Pastor Ernie Brodie Jr., Ed.D.
Eugene Peterson wrote, “The pastors of America have metamorphosed into a company of shopkeepers, and the shops they keep are churches. They are preoccupied with shopkeepers’ concerns - how to keep the customers happy, how to lure customers away from competitors down the street, how to package the goods so that the customers will lay out more money.”
Church leaders have a different priority than a corporation - a different purpose - a different standard of success.
Greg Daman wrote, “. . . the reason why pastors struggle in small churches and often become discouraged is not because of their work ethic or the inherent nature of small churches, or because their congregations are unwilling to change; it’s because they have an inadequate view of what constitutes successful leadership.”
What is biblical leadership? While biblical leadership is often confused with secular leadership, which focuses on authority and power, biblical leadership emphasizes service, humility and spiritual development (Matthew 20:24-28, Luke 22:24-27). Glenn Daman states it this way, “Biblical leaders are first and foremost shepherds who care for the spiritual needs of the people. Spiritual leadership focuses on joyful service and spiritual growth rather than personal gain and success (2 Corinthians 1:24, 1 Peter 5:2-3).”

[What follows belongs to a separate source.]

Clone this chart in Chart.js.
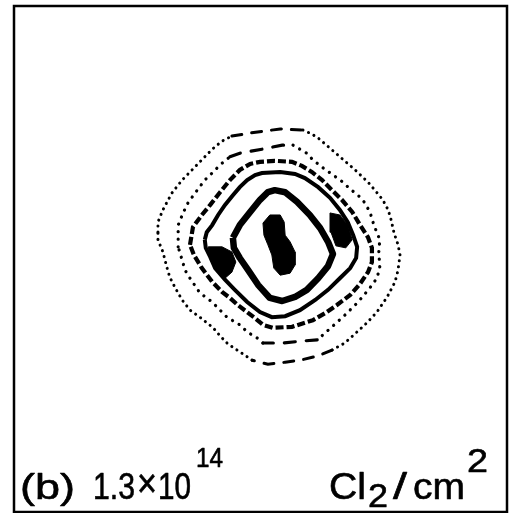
<!DOCTYPE html>
<html>
<head>
<meta charset="utf-8">
<script src="https://cdn.jsdelivr.net/npm/chart.js@4"></script>
<style>
  html, body { margin: 0; padding: 0; background: #fff; }
  #wrap { width: 512px; height: 513px; }
</style>
</head>
<body>
<div id="wrap"><canvas id="contourChart"></canvas></div>
<script>
// Contour levels of the etch pattern, outermost (E) to innermost (A).
// Coordinates in frame units: 0-100 across, 0-100 bottom to top.
const ringE = [[29.2,55.3],[29.2,57.3],[30.2,59.7],[32.0,63.0],[34.1,65.6],[36.1,67.6],[38.1,69.6],[40.2,71.7],[42.2,73.3],[44.2,74.3],[47.9,74.9],[50.9,75.3],[54.0,75.7],[58.6,75.5],[60.4,74.7],[61.7,73.9],[66.1,70.2],[69.2,67.6],[71.8,65.2],[73.2,63.6],[74.8,61.7],[75.9,59.7],[76.5,57.7],[77.1,55.1],[77.9,52.8],[78.3,50.8],[77.9,47.8],[77.3,45.5],[75.7,42.5],[73.6,39.5],[71.6,37.4],[69.6,35.6],[67.1,33.4],[64.5,32.0],[61.5,30.8],[58.0,30.0],[55.0,29.6],[51.5,29.2],[48.3,30.0],[46.2,31.4],[43.4,33.2],[41.8,34.8],[40.4,36.4],[37.7,38.5],[35.7,39.9],[34.1,41.9],[32.7,44.3],[31.6,46.4],[31.0,48.4],[30.2,51.4],[29.2,53.8],[29.2,55.3]];
const ringD = [[33.3,52.4],[33.3,54.7],[33.3,56.7],[34.3,59.1],[35.3,61.1],[36.7,63.0],[38.7,65.6],[40.2,67.0],[41.8,68.6],[43.8,70.2],[45.8,70.9],[50.3,71.7],[54.4,72.5],[56.6,72.5],[58.0,71.7],[59.4,70.9],[60.6,69.6],[62.7,68.0],[64.7,66.6],[66.7,65.2],[68.2,63.8],[69.8,62.6],[71.0,61.3],[72.2,59.3],[73.0,56.7],[74.2,53.8],[74.0,51.4],[74.2,48.2],[73.6,46.2],[72.2,44.3],[69.8,41.5],[67.1,38.9],[64.5,36.6],[61.5,34.0],[58.6,33.8],[54.6,33.4],[50.5,33.4],[49.3,34.4],[47.3,35.6],[45.8,37.0],[43.2,38.5],[40.2,41.5],[37.7,43.3],[35.7,46.2],[34.7,47.8],[34.1,49.8],[33.3,52.4]];
const ringC = [[35.7,52.8],[36.3,56.3],[38.1,58.7],[39.8,60.7],[41.8,63.2],[43.8,65.6],[45.8,67.6],[47.9,68.8],[49.9,69.2],[52.9,69.4],[56.4,69.2],[58.4,68.4],[60.4,67.2],[62.5,65.6],[64.5,63.6],[66.5,61.7],[68.6,59.3],[70.2,56.7],[71.8,54.3],[72.6,52.2],[72.6,49.4],[71.8,47.4],[70.2,45.1],[68.2,42.9],[65.5,40.9],[63.1,39.3],[60.6,37.9],[56.4,36.6],[52.5,36.4],[50.5,37.0],[48.9,38.3],[47.3,39.5],[45.4,40.9],[43.8,42.3],[42.2,43.5],[40.2,45.5],[38.1,48.2],[36.5,50.8],[35.7,52.8]];
const ringB = [[38.7,53.8],[39.1,55.3],[40.2,56.7],[41.4,58.7],[42.8,60.7],[44.4,62.6],[45.8,64.2],[47.3,65.6],[48.9,66.6],[50.3,67.0],[54.0,67.2],[57.0,66.8],[59.0,66.0],[61.7,64.2],[64.1,62.1],[66.1,59.7],[67.7,57.3],[68.8,54.7],[69.6,52.4],[69.4,50.2],[68.2,48.2],[66.1,46.2],[63.7,43.9],[61.1,41.9],[58.0,39.9],[55.0,38.7],[52.3,38.5],[49.9,39.5],[47.3,41.5],[44.8,43.9],[42.8,45.9],[40.8,48.2],[39.8,50.4],[38.9,52.2],[38.7,53.8]];
const ringA = [[44.4,54.2],[45.8,56.7],[47.9,59.3],[49.9,61.7],[51.5,63.2],[52.9,63.6],[55.0,63.2],[57.4,61.3],[60.0,58.7],[62.1,56.1],[63.7,53.4],[64.7,51.0],[63.7,48.6],[61.7,46.2],[59.4,43.9],[57.0,42.5],[54.4,41.7],[51.9,42.3],[49.5,44.9],[47.5,47.8],[45.8,50.2],[44.6,52.2],[44.4,54.2]];

// Solid regions where neighbouring levels run together, plus the central peak
const patchLeft = [[39.4,52.4],[42.2,52.4],[44.2,51.4],[45.0,49.4],[44.2,47.4],[42.8,46.2],[41.0,48.2],[39.8,50.4],[39.4,52.4]];
const patchRight = [[64.1,59.1],[66.1,58.7],[67.7,56.7],[68.6,53.8],[67.3,52.2],[65.3,52.6],[64.3,55.3],[64.1,59.1]];
const peak = [[51.9,58.7],[54.0,58.7],[54.8,57.3],[55.0,54.7],[56.0,53.4],[57.0,51.4],[57.0,48.8],[56.0,47.2],[54.0,46.8],[52.7,48.2],[52.3,50.8],[51.5,52.8],[50.7,54.7],[50.5,57.1],[51.9,58.7]];

// Dose label pieces: text, size, width and placement (x from frame left, y from frame bottom)
const labelParts = [
  { text: '(b)', dx: 6, dy: -13, size: 35, w: 55 },
  { text: '1.3', dx: 79, dy: -13, size: 36, w: 42 },
  { text: '\u00d7', dx: 123, dy: -15, size: 40, w: 20 },
  { text: '10', dx: 144, dy: -13, size: 36, w: 33 },
  { text: '14', dx: 182, dy: -45, size: 28, w: 27 },
  { text: 'Cl', dx: 315, dy: -13, size: 36, w: 37 },
  { text: '2', dx: 354, dy: -5, size: 34, w: 20 },
  { text: '/', dx: 379, dy: -13, size: 36, w: 14 },
  { text: 'cm', dx: 399, dy: -13, size: 36, w: 52 },
  { text: '2', dx: 453, dy: -40, size: 34, w: 21 }
];

const toPoints = arr => arr.map(([x, y]) => ({ x, y }));

// dashes on the flat runs, dots on the slanted ones
function mixedDash(dash, dotGap) {
  return ctx => {
    const dx = Math.abs(ctx.p1.x - ctx.p0.x);
    const dy = Math.abs(ctx.p1.y - ctx.p0.y);
    return dy < dx * 0.45 ? [dash, dash] : [0.1, dotGap];
  };
}

function line(data, opts) {
  return Object.assign({
    data: toPoints(data),
    showLine: true,
    borderColor: '#000',
    backgroundColor: '#000',
    pointRadius: 0,
    tension: 0,
    fill: false
  }, opts);
}

function solid(data) {
  return line(data, { borderWidth: 1, fill: 'shape' });
}

const framePlugin = {
  id: 'frameAndLabel',
  afterDatasetsDraw(chart) {
    const { ctx, chartArea: a } = chart;
    ctx.save();
    ctx.strokeStyle = '#000';
    ctx.lineWidth = 2.5;
    ctx.strokeRect(a.left, a.top, a.right - a.left, a.bottom - a.top);

    // each piece is stretched to its own width
    ctx.fillStyle = '#000';
    ctx.lineWidth = 0.6;
    ctx.lineJoin = 'round';
    ctx.textBaseline = 'alphabetic';
    labelParts.forEach(p => {
      ctx.font = p.size + 'px "Liberation Sans", Arial, sans-serif';
      const m = ctx.measureText(p.text).width;
      ctx.save();
      ctx.translate(a.left + p.dx, a.bottom + p.dy);
      ctx.scale(p.w / m, 1);
      ctx.fillText(p.text, 0, 0);
      ctx.strokeText(p.text, 0, 0);
      ctx.restore();
    });
    ctx.restore();
  }
};

new Chart(document.getElementById('contourChart'), {
  type: 'scatter',
  data: {
    datasets: [
      line(ringE, { borderWidth: 3, borderCapStyle: 'round', segment: { borderDash: mixedDash(10, 6) } }),
      line(ringD, { borderWidth: 3.2, borderCapStyle: 'round', segment: { borderDash: mixedDash(11, 7.5) } }),
      line(ringC, { borderWidth: 4.2, borderDash: [8, 3] }),
      line(ringB, { borderWidth: 4 }),
      line(ringA, { borderWidth: 6.5, borderJoinStyle: 'round' }),
      solid(patchLeft),
      solid(patchRight),
      solid(peak)
    ]
  },
  options: {
    responsive: true,
    maintainAspectRatio: false,
    animation: false,
    events: [],
    layout: { padding: { left: 14, top: 6, right: 5, bottom: 1 } },
    plugins: {
      legend: { display: false },
      tooltip: { enabled: false }
    },
    scales: {
      x: { type: 'linear', min: 0, max: 100, display: false },
      y: { type: 'linear', min: 0, max: 100, display: false }
    }
  },
  plugins: [framePlugin]
});
</script>
</body>
</html>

In other words, the primary task of preaching, mentoring and providing spiritual care is the work of the church. This means that the emphasis of biblical leadership is not organizational growth but spiritual development. In a secular model of leadership, character is secondary to organizational success. In the biblical pattern, character is essential (1 Timothy 3, Titus 1).
Success in ministry is therefore different than corporate leadership. Take for example the concept of being efficient, task-oriented and accomplishing goals. Glenn Daman wrote, “Some of the most important shepherding is ‘inefficient’, accomplished not in a formal teaching environment or in a scheduled counseling appointment, but over a cup of coffee, in the cab of a combine or on a golf course, where pastors have casual opportunities to discuss real life issues from a biblical perspective.”
Please note the weight of the ministry does not rest upon the shoulders of the pastor alone. 2 Timothy 2:2 reveals that we should train others. Ephesians 4:11-16 shows the purpose of spiritual leadership. Verse 12: 1) To equip the saints (believers); 2) For the work of the ministry; 3) For building up the body. Success as a church relates to spiritual development. God can use each of us to develop others for Christ. Your ministry starts at home and moves to others.
Daman, Glenn C. Leading the Small Church: How to Develop a Transformational Ministry. Grand Rapids: Kregel Publications, 2006.
Peterson, Eugene H. Working the Angles: The Shape of Pastoral Integrity. Grand Rapids: Eerdmans Publishing Company, 1987.